▶ [THE PROBLEM] Skip the pictures. Set down, word for word, the lines from the start of the material up to and including the line with "const redPH = [5.32, 12.36];".

▶ [RECORDED DATA]
......
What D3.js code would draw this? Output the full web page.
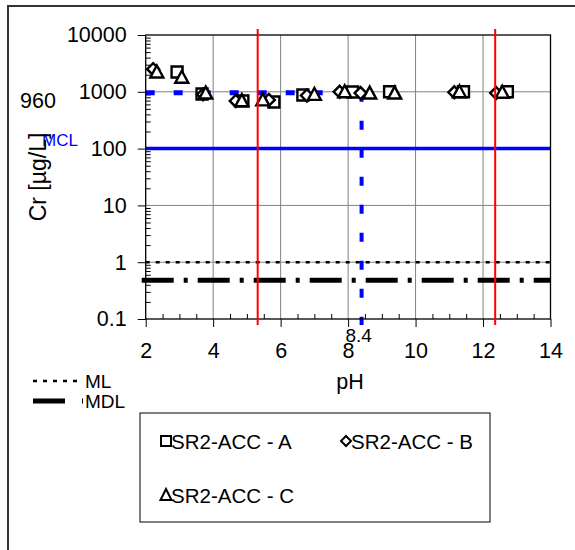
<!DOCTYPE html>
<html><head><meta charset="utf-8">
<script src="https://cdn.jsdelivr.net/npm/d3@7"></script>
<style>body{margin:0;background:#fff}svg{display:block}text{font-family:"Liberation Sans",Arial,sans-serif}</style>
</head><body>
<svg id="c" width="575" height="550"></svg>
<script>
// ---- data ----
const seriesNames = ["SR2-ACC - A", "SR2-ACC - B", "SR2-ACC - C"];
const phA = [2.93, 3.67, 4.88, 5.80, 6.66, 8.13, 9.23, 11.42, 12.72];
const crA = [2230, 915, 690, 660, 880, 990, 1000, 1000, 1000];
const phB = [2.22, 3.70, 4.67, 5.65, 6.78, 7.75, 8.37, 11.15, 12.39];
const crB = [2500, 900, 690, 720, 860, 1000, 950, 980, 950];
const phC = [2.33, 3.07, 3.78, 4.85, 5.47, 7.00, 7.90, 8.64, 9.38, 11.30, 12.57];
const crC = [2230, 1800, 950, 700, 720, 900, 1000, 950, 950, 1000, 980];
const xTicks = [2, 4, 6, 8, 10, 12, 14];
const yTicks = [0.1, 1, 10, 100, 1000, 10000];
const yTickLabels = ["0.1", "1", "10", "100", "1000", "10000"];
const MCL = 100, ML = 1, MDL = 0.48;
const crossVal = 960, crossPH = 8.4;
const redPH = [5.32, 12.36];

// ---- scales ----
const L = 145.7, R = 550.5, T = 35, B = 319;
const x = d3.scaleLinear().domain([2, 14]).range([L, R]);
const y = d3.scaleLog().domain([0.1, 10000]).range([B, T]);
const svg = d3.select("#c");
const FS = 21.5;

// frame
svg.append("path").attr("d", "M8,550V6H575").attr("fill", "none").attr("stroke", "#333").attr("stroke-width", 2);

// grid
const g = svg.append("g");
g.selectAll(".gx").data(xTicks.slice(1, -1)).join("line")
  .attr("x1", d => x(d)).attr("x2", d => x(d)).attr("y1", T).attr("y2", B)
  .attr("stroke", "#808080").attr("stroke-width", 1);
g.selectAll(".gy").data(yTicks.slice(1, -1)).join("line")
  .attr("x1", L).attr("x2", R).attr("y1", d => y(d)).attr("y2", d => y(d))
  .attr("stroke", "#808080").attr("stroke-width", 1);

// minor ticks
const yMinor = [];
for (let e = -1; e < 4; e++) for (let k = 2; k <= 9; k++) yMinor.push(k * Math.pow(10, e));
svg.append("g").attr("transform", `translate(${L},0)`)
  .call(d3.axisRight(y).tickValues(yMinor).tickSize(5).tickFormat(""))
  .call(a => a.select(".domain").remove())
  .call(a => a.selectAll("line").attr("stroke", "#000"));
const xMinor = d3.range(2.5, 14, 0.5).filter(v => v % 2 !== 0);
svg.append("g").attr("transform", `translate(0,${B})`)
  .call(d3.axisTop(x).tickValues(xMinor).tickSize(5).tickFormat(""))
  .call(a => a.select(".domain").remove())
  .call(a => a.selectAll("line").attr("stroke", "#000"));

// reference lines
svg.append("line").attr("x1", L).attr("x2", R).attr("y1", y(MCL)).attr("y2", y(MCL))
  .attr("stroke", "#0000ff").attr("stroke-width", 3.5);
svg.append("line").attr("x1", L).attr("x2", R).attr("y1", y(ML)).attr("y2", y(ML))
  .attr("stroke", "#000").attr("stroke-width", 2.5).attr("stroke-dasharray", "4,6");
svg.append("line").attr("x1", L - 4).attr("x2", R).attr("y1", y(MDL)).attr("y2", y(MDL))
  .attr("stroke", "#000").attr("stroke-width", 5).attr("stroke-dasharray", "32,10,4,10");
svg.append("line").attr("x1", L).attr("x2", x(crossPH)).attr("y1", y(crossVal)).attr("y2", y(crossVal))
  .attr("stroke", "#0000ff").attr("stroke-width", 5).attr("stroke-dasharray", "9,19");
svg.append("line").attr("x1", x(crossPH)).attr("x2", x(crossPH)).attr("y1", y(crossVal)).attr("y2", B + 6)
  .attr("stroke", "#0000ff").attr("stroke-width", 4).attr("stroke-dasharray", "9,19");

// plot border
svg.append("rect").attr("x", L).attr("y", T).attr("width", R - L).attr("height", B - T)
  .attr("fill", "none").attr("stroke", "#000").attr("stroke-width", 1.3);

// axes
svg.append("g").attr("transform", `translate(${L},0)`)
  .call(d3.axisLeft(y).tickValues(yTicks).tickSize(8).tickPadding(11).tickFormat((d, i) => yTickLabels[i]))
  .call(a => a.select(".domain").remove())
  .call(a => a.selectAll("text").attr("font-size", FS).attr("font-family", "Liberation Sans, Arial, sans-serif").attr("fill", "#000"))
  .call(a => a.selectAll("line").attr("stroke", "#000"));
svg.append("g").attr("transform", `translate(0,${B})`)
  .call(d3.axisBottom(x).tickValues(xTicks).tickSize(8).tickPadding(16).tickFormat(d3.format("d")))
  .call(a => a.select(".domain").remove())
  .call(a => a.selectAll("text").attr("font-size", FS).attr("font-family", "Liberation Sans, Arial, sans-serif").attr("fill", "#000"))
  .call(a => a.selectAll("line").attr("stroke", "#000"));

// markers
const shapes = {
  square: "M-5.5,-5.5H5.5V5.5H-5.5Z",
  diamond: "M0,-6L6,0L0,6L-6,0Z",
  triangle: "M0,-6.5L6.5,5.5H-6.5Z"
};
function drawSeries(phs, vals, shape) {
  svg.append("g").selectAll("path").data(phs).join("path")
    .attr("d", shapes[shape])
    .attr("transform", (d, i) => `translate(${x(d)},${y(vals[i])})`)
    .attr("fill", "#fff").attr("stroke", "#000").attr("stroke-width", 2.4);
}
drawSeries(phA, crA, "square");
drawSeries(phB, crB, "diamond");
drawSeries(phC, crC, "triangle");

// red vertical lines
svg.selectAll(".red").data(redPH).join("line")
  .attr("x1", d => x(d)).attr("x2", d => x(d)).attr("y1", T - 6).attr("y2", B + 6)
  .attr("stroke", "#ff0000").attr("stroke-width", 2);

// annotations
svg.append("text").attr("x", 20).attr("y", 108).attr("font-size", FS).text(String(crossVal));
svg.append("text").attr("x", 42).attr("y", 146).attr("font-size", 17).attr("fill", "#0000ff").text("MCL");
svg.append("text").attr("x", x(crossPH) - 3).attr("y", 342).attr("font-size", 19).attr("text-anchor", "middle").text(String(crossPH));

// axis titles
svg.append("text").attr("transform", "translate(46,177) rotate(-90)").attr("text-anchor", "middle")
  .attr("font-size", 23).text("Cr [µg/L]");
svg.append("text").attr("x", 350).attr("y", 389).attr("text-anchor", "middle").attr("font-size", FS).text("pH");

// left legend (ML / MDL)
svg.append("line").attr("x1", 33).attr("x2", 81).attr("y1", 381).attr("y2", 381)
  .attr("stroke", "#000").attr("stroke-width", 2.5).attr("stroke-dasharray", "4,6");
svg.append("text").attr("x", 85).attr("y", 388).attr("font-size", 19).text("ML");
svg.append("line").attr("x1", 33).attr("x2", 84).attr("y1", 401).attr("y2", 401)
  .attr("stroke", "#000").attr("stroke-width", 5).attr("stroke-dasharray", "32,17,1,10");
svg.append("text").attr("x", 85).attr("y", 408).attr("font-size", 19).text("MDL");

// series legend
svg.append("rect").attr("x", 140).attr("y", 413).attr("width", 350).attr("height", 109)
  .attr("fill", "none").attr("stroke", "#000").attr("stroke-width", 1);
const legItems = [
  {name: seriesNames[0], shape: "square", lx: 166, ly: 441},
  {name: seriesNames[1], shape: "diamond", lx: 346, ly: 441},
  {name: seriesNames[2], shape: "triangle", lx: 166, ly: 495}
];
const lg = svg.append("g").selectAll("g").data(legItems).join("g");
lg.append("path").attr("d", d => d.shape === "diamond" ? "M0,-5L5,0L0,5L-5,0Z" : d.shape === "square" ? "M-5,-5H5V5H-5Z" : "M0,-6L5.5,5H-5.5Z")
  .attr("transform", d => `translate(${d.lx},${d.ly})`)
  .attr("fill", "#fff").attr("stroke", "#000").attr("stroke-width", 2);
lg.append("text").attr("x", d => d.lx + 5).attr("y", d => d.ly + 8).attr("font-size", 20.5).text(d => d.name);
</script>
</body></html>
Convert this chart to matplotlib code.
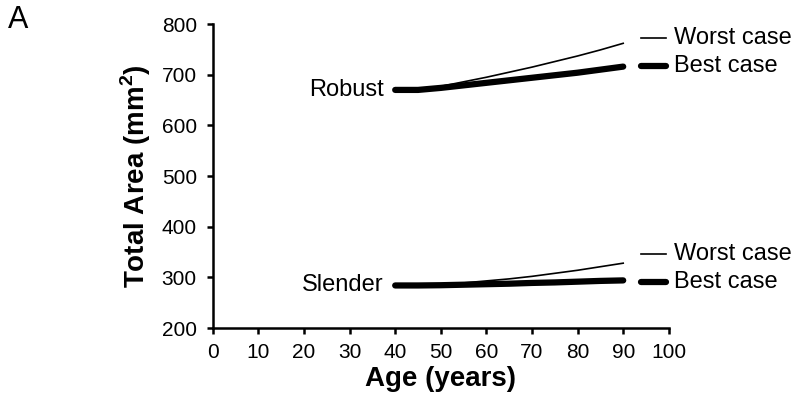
......
▶ [TASK RESPONSE]
What D3.js code would draw this? Output the full web page.
<!DOCTYPE html>
<html><head><meta charset="utf-8">
<script src="https://cdn.jsdelivr.net/npm/d3@7"></script>
<style>body{margin:0;background:#fff}svg{display:block}text{font-family:"Liberation Sans",Arial,sans-serif}</style>
</head><body>
<svg id="c" width="575" height="550"></svg>
<script>
// ---- data ----
const seriesNames = ["SR2-ACC - A", "SR2-ACC - B", "SR2-ACC - C"];
const phA = [2.93, 3.67, 4.88, 5.80, 6.66, 8.13, 9.23, 11.42, 12.72];
const crA = [2230, 915, 690, 660, 880, 990, 1000, 1000, 1000];
const phB = [2.22, 3.70, 4.67, 5.65, 6.78, 7.75, 8.37, 11.15, 12.39];
const crB = [2500, 900, 690, 720, 860, 1000, 950, 980, 950];
const phC = [2.33, 3.07, 3.78, 4.85, 5.47, 7.00, 7.90, 8.64, 9.38, 11.30, 12.57];
const crC = [2230, 1800, 950, 700, 720, 900, 1000, 950, 950, 1000, 980];
const xTicks = [2, 4, 6, 8, 10, 12, 14];
const yTicks = [0.1, 1, 10, 100, 1000, 10000];
const yTickLabels = ["0.1", "1", "10", "100", "1000", "10000"];
const MCL = 100, ML = 1, MDL = 0.48;
const crossVal = 960, crossPH = 8.4;
const redPH = [5.32, 12.36];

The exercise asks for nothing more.